Mirrorcle Technologies offers proprietary gimbal-less two-axis MEMS designs which allow faster beam steering for larger mirrors and large angles. This results in the overall figure of merit in performance (Speed * Angle * Diameter) that is generally an order of magnitude larger than any competing approaches. Moreover, Mirrorcle’s MEMS are manufactured in a proprietary process which allows the entire microelectromechanical structure to be manufactured in a single (monolithic) layer of single-crystal silicon. This results in the highest repeatability and reliability of mirror positioning over many years and/or billions of cycles – and over an extremely large temperature range. Namely, this kind of manufacturing does not include any troublesome materials in moving parts such as metals, polymers, polysilicon, piezo-materials, magnets. All the moving, flexing portions of the structure are made of purely elastic material (single-crystal silicon), and they work entirely with electrostatic actuation with no notable current. These gimbal-less two-axis scanning MEMS mirrors provide ultra low-power and fast optical beam scanning at angles of up to 32deg in both axes, while dissipating less than 1 mW of power. The linearized driving scheme and 4-quadrant addressable electrostatic comb drive design yields nearly linear voltage-angle characteristics.
Additional information available in the MEMS Mirror Technical Overview.
MEMS Mirror Customizability
We currently offer circular mirrors ranging from 0.8 to 7.5mm in diameter as regular in-stock items. Additionally, we have offered long, rectangular or elliptical mirrors for single-axis optical line deflection. Please contact us if your application requires larger or differently shaped mirror sizes. Because our mirrors are modular in design, we are able to realize a broad variety of mirror types and sizes to perfectly fit your application needs.
We offer two distinct categories of devices based on mirror fabrication methodology:
Integrated mirror: An integrated mirror is monolithic, fabricated as an integral part of the overall MEMS device/actuator single-crystal silicon structure. The mirror is later selectively metalized. It is often ~40-50um thick. Only smaller mirrors are integrated, usually those that have e.g. 0.8mm, 1.2mm, 2.0mm and 2.4mm diameter.
Bonded mirror: A bonded mirror is fabricated separately from the MEMS device/actuator and it is also a single-crystal silicon structure with excellent optical properties which can be assembled into a MEMS actuator with tip/tilt capabilities. There are two sub-categories possible through Mirrorcle’s technology:
– Bonded mirror with no pedestal (no stand-off): The mirror is fabricated separately from the MEMS device/actuator. These mirrors are thin, have low inertia, and offer good flatness. They are bonded to the MEMS-actuator, on top of the rotating stage. Usually only smaller mirrors up to 1.2mm can be assembled this way.
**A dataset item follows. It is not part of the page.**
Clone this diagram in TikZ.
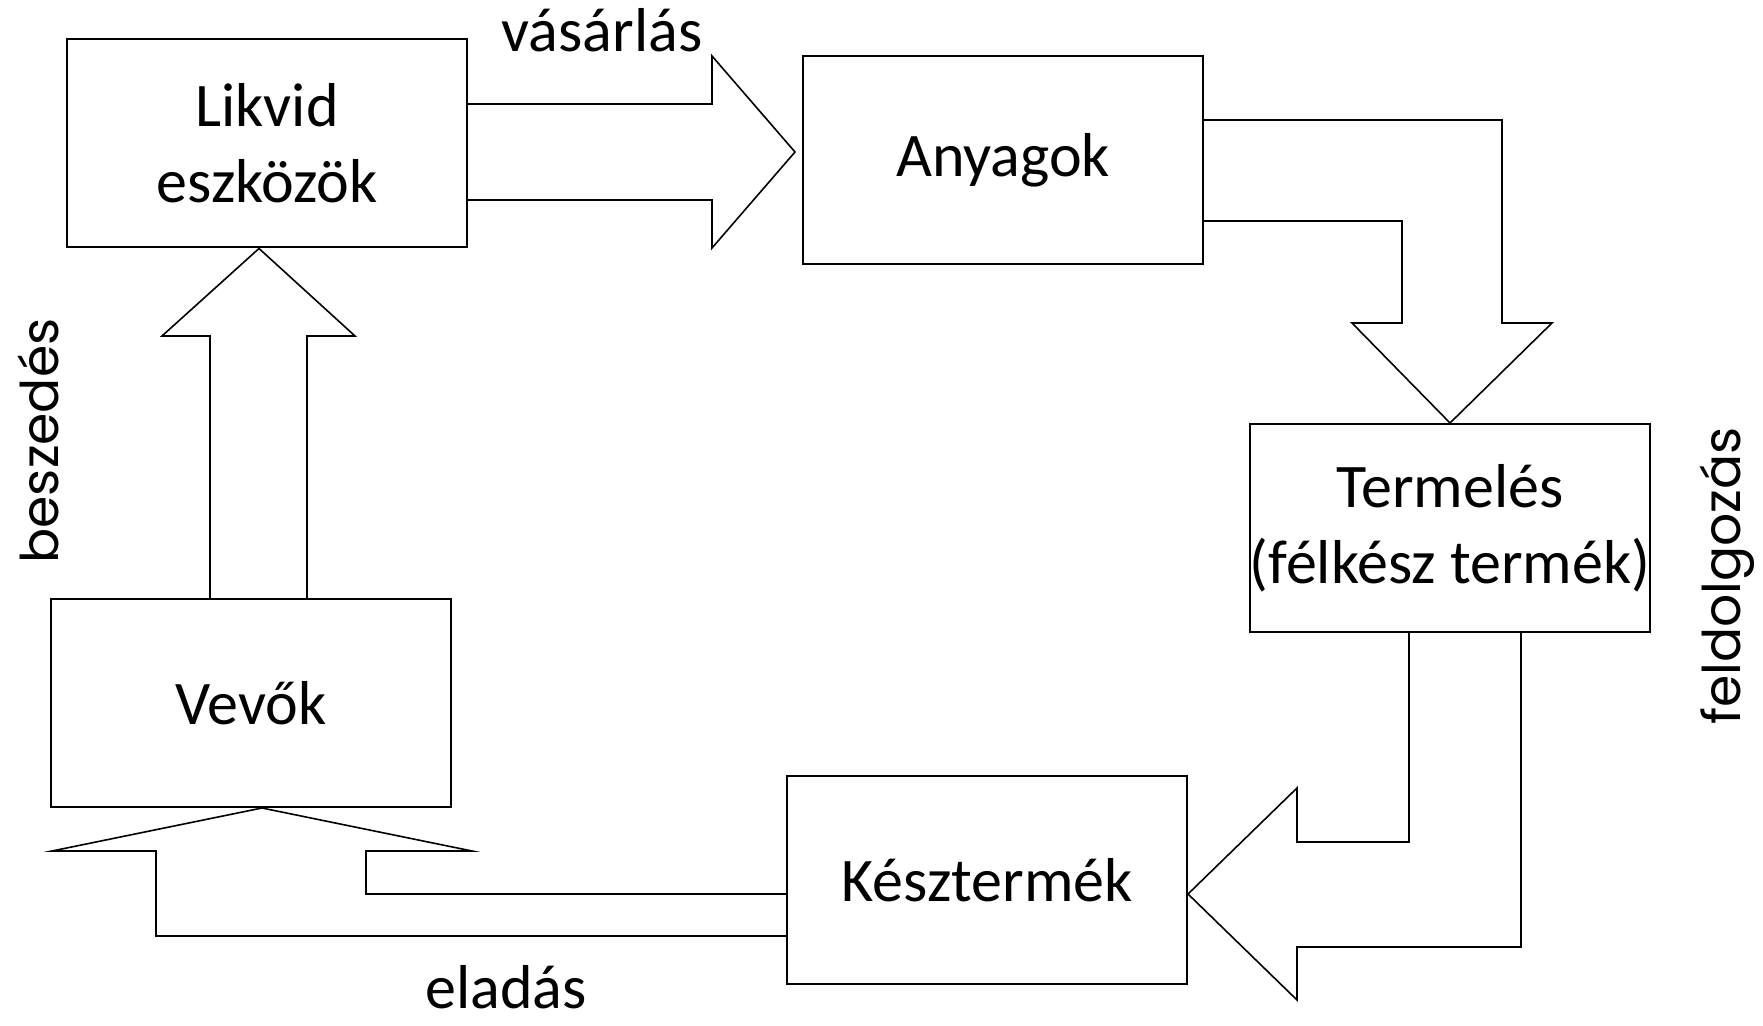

– Bonded mirror with pedestal (standing off above MEMS/actuator): The mirror is fabricated separately. It is a thin plate with low inertia, but it is standing on top of a 0.3mm pedestal above the actuator. Mirror sizes of 2.0mm and larger are of this type. This methodology allows mirrors of e.g. 6.4mm diameter which practically completely cover the underlying actuator chip.
Single-axis MEMS mirrors naturally are considerably easier to design and fabricate and we can provide devices to almost any requirement upon request. We have realized single-axis devices for custom applications (such as HD video display), and always welcome related inquiries. In stock items include a single-axis resonant actuator for bonded mirrors of 0.8, 1.0, or 1.2mm diameter, and a single-axis point to point actuator for bonded mirrors of 1.6mm and larger diameter or e.g. rectangular and elliptical mirror structures.
Yes, we have multiple designs available that are used in laser projection (e.g. picoprojector or retinal display) applications to display video and images, and are also used in imaging applications such as fast-scanning Lidar. It is usually best to discuss such less standard requirements with us directly as there are several options to choose from – but a few examples are given here: A single-axis device A9R8 with a 0.8mm mirror has ~24kHz resonance and is specified for at least +/-8° of mechanical scanning (+/-16° optical). Another mirror, A9R12 has a 1.2mm diameter and resonates around 13kHz. A 1mm diameter mirror design A1R10 has ~16kHz resonance.
The largest actuator die we offer has a footprint of 8.0mm x 8.0mm, and fits easily into either a DIP24 package or into our TINY48 connectorized package solution. Package choice for our smaller die is the TINY20, a more compact solution which can house chip sizes up to 5.2mm x 5.2mm footprint.
We currently offer aluminum (Al) as the standard mirror coating on all products, and gold (Au) for certain customers and applications where the benefits outweigh the additional cost.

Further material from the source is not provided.